**Exercise objective:** Your job is to retype all of the data word for word, leaving every image out.

+++

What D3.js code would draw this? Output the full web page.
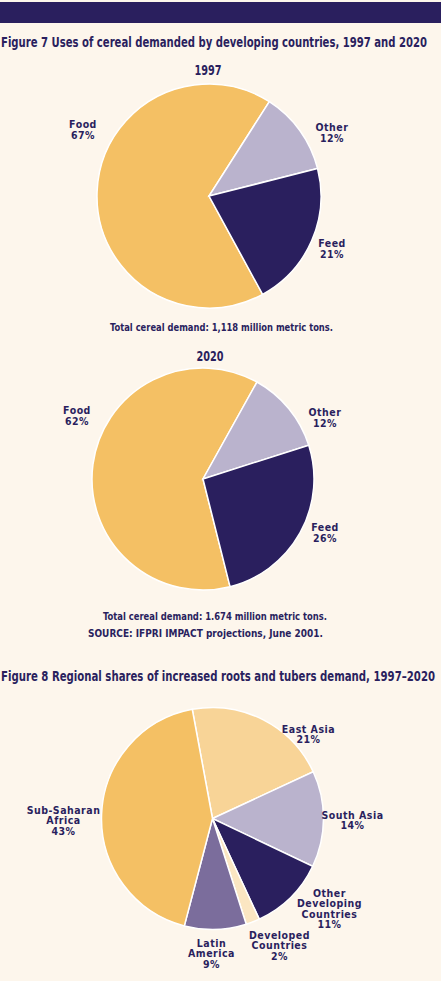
<!DOCTYPE html>
<html>
<head>
<meta charset="utf-8">
<script src="https://cdn.jsdelivr.net/npm/d3@7"></script>
<style>
  html, body { margin: 0; padding: 0; background: #fdf6ec; }
  svg text { font-family: "DejaVu Sans Condensed", "DejaVu Sans", sans-serif; font-stretch: condensed; font-weight: bold; fill: #2a1f5e; }
</style>
</head>
<body>
<div id="chart"></div>
<script>
// Figure 7 data
const uses = ["Food", "Other", "Feed"]
const share1997 = [67, 12, 21]
const share2020 = [62, 12, 26]

// Figure 8 data
const regions = ["East Asia", "South Asia", "Other Developing Countries", "Developed Countries", "Latin America", "Sub-Saharan Africa"]
const regionShares = [21, 14, 11, 2, 9, 43]

const width = 441, height = 981
const ink = "#2a1f5e"
const deg = Math.PI / 180

const svg = d3.select("#chart").append("svg")
    .attr("width", width)
    .attr("height", height)

svg.append("rect").attr("width", width).attr("height", height).attr("fill", "#fdf6ec")
svg.append("rect").attr("x", 0).attr("y", 2).attr("width", width).attr("height", 21).attr("fill", ink)

// single text line, optionally squeezed to a measured width
function txt(x, y, s, size, anchor, fit) {
    const t = svg.append("text")
        .attr("x", x).attr("y", y)
        .attr("text-anchor", anchor || "middle")
        .style("font-size", size + "px")
        .text(s)
    if (fit) t.attr("textLength", fit).attr("lengthAdjust", "spacingAndGlyphs")
    return t
}

// multi-line label centred on x
function label(x, y, lines, size, lh) {
    const t = svg.append("text")
        .attr("text-anchor", "middle")
        .style("font-size", size + "px")
        .style("letter-spacing", "0.5px")
    lines.forEach(function (l, i) {
        t.append("tspan").attr("x", x).attr("y", y + i * lh).text(l)
    })
}

function drawPie(cx, cy, r, names, values, colors, start) {
    const pie = d3.pie().sort(null).value(function (d) { return d.v })
        .startAngle(start * deg).endAngle(start * deg + 2 * Math.PI)
    const arc = d3.arc().innerRadius(0).outerRadius(r)
    const color = d3.scaleOrdinal().domain(names).range(colors)
    const data = names.map(function (n, i) { return { name: n, v: values[i] } })
    svg.append("g")
        .attr("transform", `translate(${cx},${cy})`)
        .selectAll("path")
        .data(pie(data))
        .join("path")
        .attr("d", arc)
        .attr("fill", function (d) { return color(d.data.name) })
        .attr("stroke", "#ffffff")
        .attr("stroke-width", 1.5)
}

const LS = 10.5, LH = 10.5

// Figure 7
txt(1, 47, "Figure 7 Uses of cereal demanded by developing countries, 1997 and 2020", 14, "start", 426)
txt(208, 75, "1997", 13.5, "middle", 27)

const useColors = ["#f4c064", "#bab3cd", "#2a1f5e"]
drawPie(209, 196, 112, uses, share1997, useColors, -208.6)

// label offsets from pie centre (layout only)
const useLabelPos1997 = [[-126, -68], [123, -65], [123, 51]]
uses.forEach(function (u, i) {
    label(209 + useLabelPos1997[i][0], 196 + useLabelPos1997[i][1], [u, share1997[i] + "%"], LS, LH)
})
txt(221.5, 331, "Total cereal demand: 1,118 million metric tons.", 10.5, "middle", 223)

txt(210, 361, "2020", 13.5, "middle", 27)
drawPie(203, 479, 111, uses, share2020, useColors, -194.1)
const useLabelPos2020 = [[-126, -65], [122, -63], [122, 52]]
uses.forEach(function (u, i) {
    label(203 + useLabelPos2020[i][0], 479 + useLabelPos2020[i][1], [u, share2020[i] + "%"], LS, LH)
})
txt(215, 620, "Total cereal demand: 1.674 million metric tons.", 10.5, "middle", 224)
txt(205.5, 637, "SOURCE: IFPRI IMPACT projections, June 2001.", 11, "middle", 235)

// Figure 8
txt(1, 681, "Figure 8  Regional shares of increased roots and tubers demand, 1997\u20132020", 14, "start", 434)

const regionColors = ["#f8d497", "#bab3cd", "#2a1f5e", "#fbe6c2", "#7b6d9c", "#f4c064"]
drawPie(212.5, 818.5, 111, regions, regionShares, regionColors, -10.5)

const regionLabelLines = [["East Asia"], ["South Asia"], ["Other", "Developing", "Countries"], ["Developed", "Countries"], ["Latin", "America"], ["Sub-Saharan", "Africa"]]
const regionLabelPos = [[96, -86], [140, 0], [117, 78], [67, 120], [-1, 128], [-149, -5]]
regions.forEach(function (r, i) {
    label(212.5 + regionLabelPos[i][0], 818.5 + regionLabelPos[i][1],
        regionLabelLines[i].concat([regionShares[i] + "%"]), LS, LH)
})
</script>
</body>
</html>
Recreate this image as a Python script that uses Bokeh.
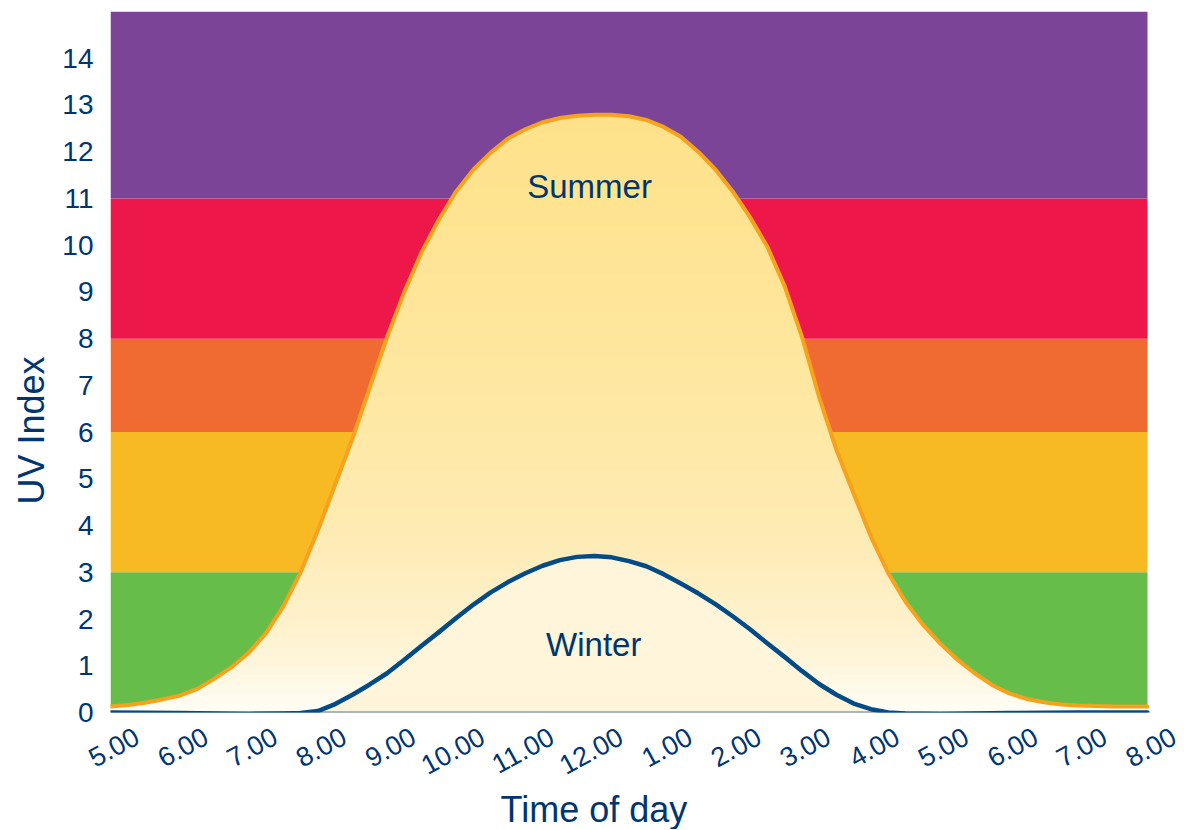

+++

**Worked solution:**
What D3.js code would draw this? Output the full web page.
<!DOCTYPE html>
<html>
<head>
<meta charset="utf-8">
<script src="https://cdn.jsdelivr.net/npm/d3@7"></script>
<style>
  html, body { margin: 0; padding: 0; background: #fdf6ec; }
  svg text { font-family: "DejaVu Sans Condensed", "DejaVu Sans", sans-serif; font-stretch: condensed; font-weight: bold; fill: #2a1f5e; }
</style>
</head>
<body>
<div id="chart"></div>
<script>
// Figure 7 data
const uses = ["Food", "Other", "Feed"]
const share1997 = [67, 12, 21]
const share2020 = [62, 12, 26]

// Figure 8 data
const regions = ["East Asia", "South Asia", "Other Developing Countries", "Developed Countries", "Latin America", "Sub-Saharan Africa"]
const regionShares = [21, 14, 11, 2, 9, 43]

const width = 441, height = 981
const ink = "#2a1f5e"
const deg = Math.PI / 180

const svg = d3.select("#chart").append("svg")
    .attr("width", width)
    .attr("height", height)

svg.append("rect").attr("width", width).attr("height", height).attr("fill", "#fdf6ec")
svg.append("rect").attr("x", 0).attr("y", 2).attr("width", width).attr("height", 21).attr("fill", ink)

// single text line, optionally squeezed to a measured width
function txt(x, y, s, size, anchor, fit) {
    const t = svg.append("text")
        .attr("x", x).attr("y", y)
        .attr("text-anchor", anchor || "middle")
        .style("font-size", size + "px")
        .text(s)
    if (fit) t.attr("textLength", fit).attr("lengthAdjust", "spacingAndGlyphs")
    return t
}

// multi-line label centred on x
function label(x, y, lines, size, lh) {
    const t = svg.append("text")
        .attr("text-anchor", "middle")
        .style("font-size", size + "px")
        .style("letter-spacing", "0.5px")
    lines.forEach(function (l, i) {
        t.append("tspan").attr("x", x).attr("y", y + i * lh).text(l)
    })
}

function drawPie(cx, cy, r, names, values, colors, start) {
    const pie = d3.pie().sort(null).value(function (d) { return d.v })
        .startAngle(start * deg).endAngle(start * deg + 2 * Math.PI)
    const arc = d3.arc().innerRadius(0).outerRadius(r)
    const color = d3.scaleOrdinal().domain(names).range(colors)
    const data = names.map(function (n, i) { return { name: n, v: values[i] } })
    svg.append("g")
        .attr("transform", `translate(${cx},${cy})`)
        .selectAll("path")
        .data(pie(data))
        .join("path")
        .attr("d", arc)
        .attr("fill", function (d) { return color(d.data.name) })
        .attr("stroke", "#ffffff")
        .attr("stroke-width", 1.5)
}

const LS = 10.5, LH = 10.5

// Figure 7
txt(1, 47, "Figure 7 Uses of cereal demanded by developing countries, 1997 and 2020", 14, "start", 426)
txt(208, 75, "1997", 13.5, "middle", 27)

const useColors = ["#f4c064", "#bab3cd", "#2a1f5e"]
drawPie(209, 196, 112, uses, share1997, useColors, -208.6)

// label offsets from pie centre (layout only)
const useLabelPos1997 = [[-126, -68], [123, -65], [123, 51]]
uses.forEach(function (u, i) {
    label(209 + useLabelPos1997[i][0], 196 + useLabelPos1997[i][1], [u, share1997[i] + "%"], LS, LH)
})
txt(221.5, 331, "Total cereal demand: 1,118 million metric tons.", 10.5, "middle", 223)

txt(210, 361, "2020", 13.5, "middle", 27)
drawPie(203, 479, 111, uses, share2020, useColors, -194.1)
const useLabelPos2020 = [[-126, -65], [122, -63], [122, 52]]
uses.forEach(function (u, i) {
    label(203 + useLabelPos2020[i][0], 479 + useLabelPos2020[i][1], [u, share2020[i] + "%"], LS, LH)
})
txt(215, 620, "Total cereal demand: 1.674 million metric tons.", 10.5, "middle", 224)
txt(205.5, 637, "SOURCE: IFPRI IMPACT projections, June 2001.", 11, "middle", 235)

// Figure 8
txt(1, 681, "Figure 8  Regional shares of increased roots and tubers demand, 1997\u20132020", 14, "start", 434)

const regionColors = ["#f8d497", "#bab3cd", "#2a1f5e", "#fbe6c2", "#7b6d9c", "#f4c064"]
drawPie(212.5, 818.5, 111, regions, regionShares, regionColors, -10.5)

const regionLabelLines = [["East Asia"], ["South Asia"], ["Other", "Developing", "Countries"], ["Developed", "Countries"], ["Latin", "America"], ["Sub-Saharan", "Africa"]]
const regionLabelPos = [[96, -86], [140, 0], [117, 78], [67, 120], [-1, 128], [-149, -5]]
regions.forEach(function (r, i) {
    label(212.5 + regionLabelPos[i][0], 818.5 + regionLabelPos[i][1],
        regionLabelLines[i].concat([regionShares[i] + "%"]), LS, LH)
})
</script>
</body>
</html>
Recreate this image as a Python script that uses Bokeh.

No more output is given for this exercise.